Academic Success: Enhanced Achievement for Average Students-Proven Techniques

By Jon Van Loon, Professor Emeritus University of Toronto

Smashwords Edition

Copyright 2014, Jon Van Loon

Dedication

To the many average souls who like myself needlessly toil; tilting with the conventional educational windmills in a frustrating attempt to succeed at elevated levels.

Important Information about the Author and Book’s Content

This book is to aid the average student achieve enhanced academic performance. I have written 3 well received eBooks on methodology for aiding leaning disabled students and adults become special learners and in this process perform at much higher levels academically and in the workforce. It turned out that many students without any special learning challenges were also finding the strategies outlined in these books to be of benefit in enhancing their academic performance. Thus this book was written with the average student in mind.

Your author is severely learning disabled and bipolar yet devised learning strategies that allowed him to acquire a PhD in Chemistry and become a Full Professor at the University of Toronto now retired (that is-Prof. Emeritus). My IQ when measured in the 1940’s was 96 but more like 110 using modern IQ methodology. Basically I have Grade 9 level capabilities in important areas like spelling and Syntax and can only slowly type with 1 finger; often making many spelling errors due to poor memory and the consequence of using phonetic spelling. Praise be-Spell Check and an online Thesaurus-CleverKeys.
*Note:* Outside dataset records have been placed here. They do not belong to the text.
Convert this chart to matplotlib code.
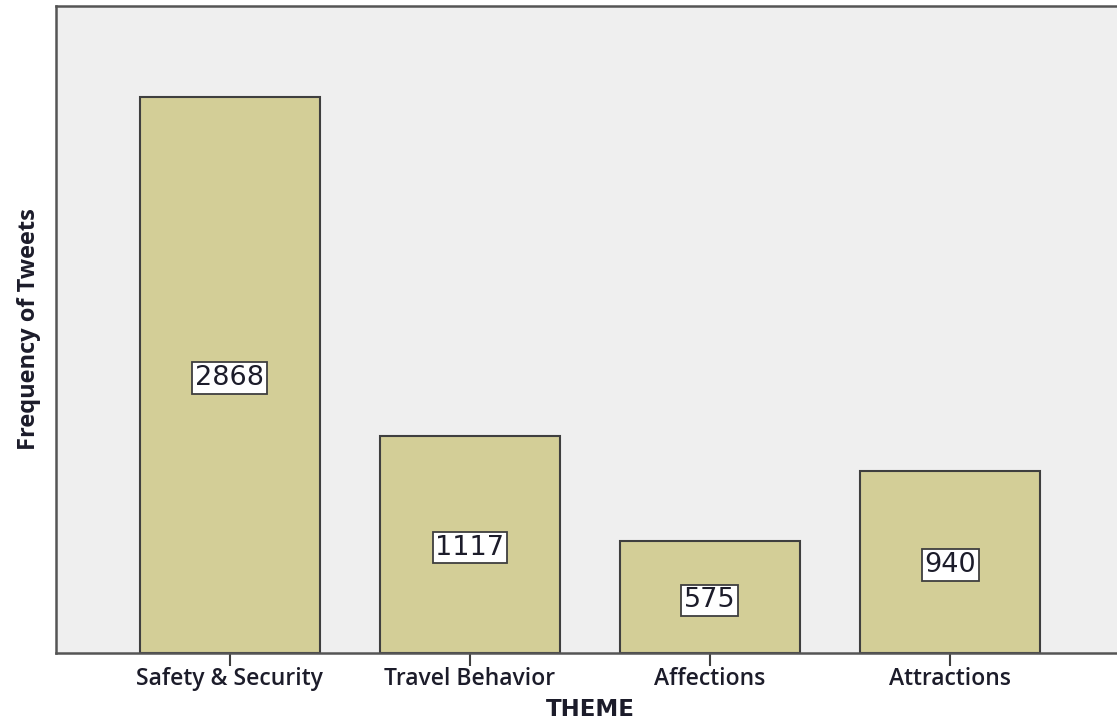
import matplotlib
matplotlib.use("Agg")
import matplotlib.pyplot as plt

# Tweet counts per theme
themes = ["Safety & Security", "Travel Behavior", "Affections", "Attractions"]
counts = [2868, 1117, 575, 940]

BG_COLOR = "#efefef"
BAR_COLOR = "#d3ce97"
EDGE_COLOR = "#3f3f3f"
SPINE_COLOR = "#555555"
TEXT_COLOR = "#1c1c2a"

fig = plt.figure(figsize=(11.17, 7.24), dpi=100)
ax = fig.add_axes([0.0501, 0.0981, 0.956, 0.8936])
ax.set_facecolor(BG_COLOR)

x = list(range(len(themes)))
bars = ax.bar(x, counts, width=0.75, color=BAR_COLOR, edgecolor=EDGE_COLOR,
              linewidth=1.5, zorder=2)

# value labels in white boxes at the middle of each bar
for rect, val in zip(bars, counts):
    ax.text(rect.get_x() + rect.get_width() / 2, val / 2, str(val),
            ha="center", va="center_baseline", fontsize=19.5, color=TEXT_COLOR,
            family="DejaVu Sans", zorder=3,
            bbox=dict(boxstyle="square,pad=0.1", facecolor="white",
                      edgecolor=EDGE_COLOR, linewidth=1.3))

ax.set_xlim(-0.723, len(themes) - 1 + 0.723)
ax.set_ylim(0, 3337)

ax.set_xticks(x)
ax.set_xticklabels(themes, fontsize=16.5, fontweight="semibold",
                   color=TEXT_COLOR, family="Open Sans")
ax.tick_params(axis="x", length=9, width=1.5, color=EDGE_COLOR, pad=1)
ax.set_yticks([])

ax.set_xlabel("THEME", fontsize=16.5, fontweight="bold", color=TEXT_COLOR,
              family="DejaVu Sans", labelpad=5)
ax.set_ylabel("Frequency of Tweets", fontsize=17, fontweight="bold",
              color=TEXT_COLOR, family="Open Sans", labelpad=11)

for side in ["left", "top", "bottom", "right"]:
    ax.spines[side].set_color(SPINE_COLOR)
    ax.spines[side].set_linewidth(1.8)

fig.savefig("out.png", dpi=100)
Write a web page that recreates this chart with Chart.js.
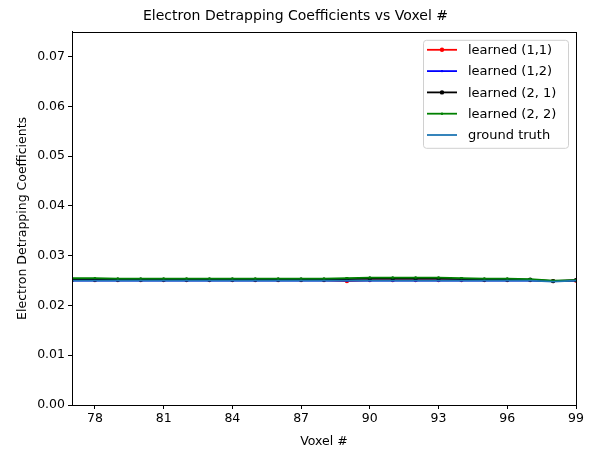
<!DOCTYPE html>
<html><head><meta charset="utf-8">
<script src="https://cdn.jsdelivr.net/npm/chart.js@4"></script>
<style>html,body{margin:0;padding:0;background:#fff}#wrap{width:591px;height:451px}</style>
</head><body><div id="wrap"><canvas id="c" width="591" height="451"></canvas></div>
<script>
const voxels = [77,78,79,80,81,82,83,84,85,86,87,88,89,90,91,92,93,94,95,96,97,98,99];
const learned11 = [0.0251,0.0251,0.0251,0.0251,0.0251,0.0251,0.0251,0.0251,0.0251,0.0251,0.0251,0.0251,0.0249,0.0251,0.0251,0.0251,0.0251,0.0251,0.0251,0.0251,0.0251,0.0249,0.0250];
const learned12 = [0.0250,0.0250,0.0250,0.0250,0.0250,0.0250,0.0250,0.0250,0.0250,0.0250,0.0250,0.0250,0.0250,0.0250,0.0250,0.0250,0.0250,0.0250,0.0250,0.0250,0.0250,0.0249,0.0250];
const learned21 = [0.0252,0.0252,0.0252,0.0252,0.0252,0.0252,0.0252,0.0252,0.0252,0.0252,0.0252,0.0252,0.0253,0.0254,0.0254,0.0254,0.0254,0.0253,0.0252,0.0252,0.0252,0.0249,0.0251];
const learned22 = [0.0255,0.0255,0.0254,0.0254,0.0254,0.0254,0.0254,0.0254,0.0254,0.0254,0.0254,0.0254,0.0255,0.0256,0.0256,0.0256,0.0256,0.0255,0.0254,0.0254,0.0253,0.0250,0.0251];
const groundTruth = [0.0250,0.0250,0.0250,0.0250,0.0250,0.0250,0.0250,0.0250,0.0250,0.0250,0.0250,0.0250,0.0250,0.0250,0.0250,0.0250,0.0250,0.0250,0.0250,0.0250,0.0250,0.0248,0.0250];
const xTicks = [78,81,84,87,90,93,96,99];
const yTicks = [0,0.01,0.02,0.03,0.04,0.05,0.06,0.07];
const seriesLabels = ['learned (1,1)','learned (1,2)','learned (2, 1)','learned (2, 2)','ground truth'];

const FONT = 'DejaVu Sans';
const pts = arr => voxels.map((v,i)=>({x:v,y:arr[i]}));

const frame = {
  id:'frame',
  afterDatasetsDraw(chart){
    const {ctx, chartArea:a} = chart;
    ctx.save(); ctx.strokeStyle='#000'; ctx.lineWidth=1;
    ctx.strokeRect(Math.round(a.left)+0.5, Math.round(a.top)+0.5, Math.round(a.right-a.left), Math.round(a.bottom-a.top));
    ctx.restore();
  }
};
const legendBox = {
  id:'legendBox',
  afterDraw(chart){
    const {ctx, chartArea:a} = chart;
    const ds = chart.data.datasets;
    const w=145, rowH=21.3, h=108;
    const x0=a.right-w-8, y0=a.top+8;
    ctx.save();
    ctx.fillStyle='rgba(255,255,255,0.8)';
    ctx.strokeStyle='#d0d0d0'; ctx.lineWidth=1;
    ctx.beginPath(); ctx.roundRect(x0+0.5,y0+0.5,w,h,3); ctx.fill(); ctx.stroke();
    ctx.font='13px "'+FONT+'"'; ctx.textBaseline='middle'; ctx.textAlign='left';
    ds.forEach((d,i)=>{
      const y=y0+10+i*rowH;
      ctx.strokeStyle=d.borderColor; ctx.lineWidth=1.8;
      ctx.beginPath(); ctx.moveTo(x0+4,y); ctx.lineTo(x0+34,y); ctx.stroke();
      if(d.pointRadius>0){ctx.fillStyle=d.pointBackgroundColor; ctx.beginPath(); ctx.arc(x0+19,y,d.pointRadius,0,Math.PI*2); ctx.fill();}
      ctx.fillStyle='#000'; ctx.fillText(d.label,x0+45,y+1);
    });
    ctx.restore();
  }
};

const colors=['#ff0000','#0000ff','#000000','#008000','#1f77b4'];
const radii=[2.2,1.2,2.2,1.2,0];
const datas=[learned11,learned12,learned21,learned22,groundTruth];
new Chart(document.getElementById('c'),{
  type:'line',
  data:{datasets: datas.map((arr,i)=>({
    label:seriesLabels[i], data:pts(arr), borderColor:colors[i], backgroundColor:colors[i],
    pointBackgroundColor:colors[i], pointBorderWidth:0, pointRadius:radii[i], borderWidth:1.8,
    fill:false, tension:0, order:5-i
  }))},
  options:{
    responsive:false, animation:false, devicePixelRatio:1,
    layout:{padding:{left:15,right:15,top:0,bottom:0}},
    plugins:{
      legend:{display:false}, tooltip:{enabled:false},
      title:{display:true,text:'Electron Detrapping Coefficients vs Voxel #',color:'#000',
        font:{family:FONT,size:14,weight:'normal'},padding:{top:8,bottom:7}}
    },
    scales:{
      x:{type:'linear',min:77,max:99,
        afterBuildTicks(ax){ax.ticks=xTicks.map(v=>({value:v}));},
        ticks:{color:'#000',font:{family:FONT,size:12.5},maxRotation:0,padding:2,callback:v=>String(v)},
        grid:{display:true,drawOnChartArea:false,drawTicks:true,tickLength:4,color:'#000'},
        border:{display:true,color:'#000'},
        title:{display:true,text:'Voxel #',color:'#000',font:{family:FONT,size:12.5},padding:{top:1,bottom:2}},
        afterFit(ax){ax.height=46;}
      },
      y:{type:'linear',min:0,max:0.075,
        afterBuildTicks(ax){ax.ticks=yTicks.map(v=>({value:v}));},
        ticks:{color:'#000',font:{family:FONT,size:12.5},padding:3,callback:v=>v.toFixed(2)},
        grid:{display:true,drawOnChartArea:false,drawTicks:true,tickLength:4,color:'#000'},
        border:{display:true,color:'#000'},
        title:{display:true,text:'Electron Detrapping Coefficients',color:'#000',font:{family:FONT,size:12.5},padding:{top:0,bottom:4}},
        afterFit(ax){ax.width=57;}
      }
    }
  },
  plugins:[frame,legendBox]
});
</script></body></html>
This book is my 13th eBook that followed 120 research publications and 7 authored and co-authored hard covered research text books generated in my active University years.

Okay enough then with the details about my intellectual capability and limitations thereof.
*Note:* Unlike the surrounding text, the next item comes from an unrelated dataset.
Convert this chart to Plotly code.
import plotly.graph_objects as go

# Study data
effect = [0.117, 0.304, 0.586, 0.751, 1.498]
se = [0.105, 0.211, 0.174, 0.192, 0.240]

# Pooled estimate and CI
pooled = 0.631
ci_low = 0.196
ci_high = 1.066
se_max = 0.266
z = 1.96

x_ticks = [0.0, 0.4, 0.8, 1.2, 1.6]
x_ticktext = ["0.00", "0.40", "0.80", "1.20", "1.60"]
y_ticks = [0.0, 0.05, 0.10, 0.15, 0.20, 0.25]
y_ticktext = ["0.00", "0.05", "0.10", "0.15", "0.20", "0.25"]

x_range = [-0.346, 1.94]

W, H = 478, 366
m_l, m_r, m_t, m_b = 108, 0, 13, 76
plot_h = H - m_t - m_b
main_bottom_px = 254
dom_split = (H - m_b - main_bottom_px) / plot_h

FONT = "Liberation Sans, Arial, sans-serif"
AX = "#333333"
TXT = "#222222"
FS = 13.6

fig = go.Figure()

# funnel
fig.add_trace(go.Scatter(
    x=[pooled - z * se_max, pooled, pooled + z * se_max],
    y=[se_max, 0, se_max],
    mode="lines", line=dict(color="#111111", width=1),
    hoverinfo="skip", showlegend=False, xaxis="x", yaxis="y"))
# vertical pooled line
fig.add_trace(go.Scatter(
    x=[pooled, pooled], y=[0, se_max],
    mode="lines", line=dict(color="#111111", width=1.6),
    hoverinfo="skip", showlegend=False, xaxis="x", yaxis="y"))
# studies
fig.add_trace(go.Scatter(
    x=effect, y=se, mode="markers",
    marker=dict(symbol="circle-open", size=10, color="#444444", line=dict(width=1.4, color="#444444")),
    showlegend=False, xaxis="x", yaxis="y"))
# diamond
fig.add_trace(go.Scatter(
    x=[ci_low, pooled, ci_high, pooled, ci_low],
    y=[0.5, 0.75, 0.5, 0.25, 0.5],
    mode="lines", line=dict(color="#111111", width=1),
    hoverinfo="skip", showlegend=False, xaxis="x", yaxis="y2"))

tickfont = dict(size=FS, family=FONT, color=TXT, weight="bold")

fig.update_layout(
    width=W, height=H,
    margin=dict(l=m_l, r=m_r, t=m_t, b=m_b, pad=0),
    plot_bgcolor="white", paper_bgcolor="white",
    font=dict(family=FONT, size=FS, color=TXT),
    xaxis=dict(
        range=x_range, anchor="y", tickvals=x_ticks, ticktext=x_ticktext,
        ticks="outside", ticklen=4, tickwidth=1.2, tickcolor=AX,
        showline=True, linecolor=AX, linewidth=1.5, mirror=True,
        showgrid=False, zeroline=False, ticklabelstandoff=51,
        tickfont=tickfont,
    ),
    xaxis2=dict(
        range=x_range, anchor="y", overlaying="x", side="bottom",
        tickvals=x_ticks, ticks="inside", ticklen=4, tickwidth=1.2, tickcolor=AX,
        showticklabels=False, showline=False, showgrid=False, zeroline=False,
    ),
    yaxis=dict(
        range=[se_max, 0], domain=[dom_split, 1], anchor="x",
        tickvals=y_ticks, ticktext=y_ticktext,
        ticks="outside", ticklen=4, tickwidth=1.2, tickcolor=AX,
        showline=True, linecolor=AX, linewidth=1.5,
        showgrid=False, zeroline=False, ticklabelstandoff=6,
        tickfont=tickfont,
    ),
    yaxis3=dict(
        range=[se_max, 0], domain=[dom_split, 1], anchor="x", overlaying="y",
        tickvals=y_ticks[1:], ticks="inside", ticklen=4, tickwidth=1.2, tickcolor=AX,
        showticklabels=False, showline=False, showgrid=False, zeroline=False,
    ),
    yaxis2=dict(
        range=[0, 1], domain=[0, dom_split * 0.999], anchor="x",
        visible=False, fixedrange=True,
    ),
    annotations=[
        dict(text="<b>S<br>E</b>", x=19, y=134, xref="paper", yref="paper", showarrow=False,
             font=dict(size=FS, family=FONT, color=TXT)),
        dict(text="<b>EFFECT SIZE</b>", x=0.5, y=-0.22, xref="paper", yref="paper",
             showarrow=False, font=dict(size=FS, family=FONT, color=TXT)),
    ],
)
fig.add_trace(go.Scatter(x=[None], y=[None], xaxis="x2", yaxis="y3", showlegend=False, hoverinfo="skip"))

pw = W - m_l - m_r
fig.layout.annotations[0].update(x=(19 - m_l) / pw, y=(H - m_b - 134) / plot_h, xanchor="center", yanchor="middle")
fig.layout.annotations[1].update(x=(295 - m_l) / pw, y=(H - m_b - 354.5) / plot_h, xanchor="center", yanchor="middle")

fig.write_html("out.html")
What follows is largely gleaned from the above mentioned 3 eBooks and recast here with appropriate modification. The latter were performed when necessary to better suit the format and content of a book for average learners. In addition there are newly written sections, for example on evaluation and recommendations of electronic technology which is daily changing the face of educational procedures. Here and there I use the term ‘problem learner’, doing so only as a gentle heads-up but certainly not to demean the average students learning capabilities.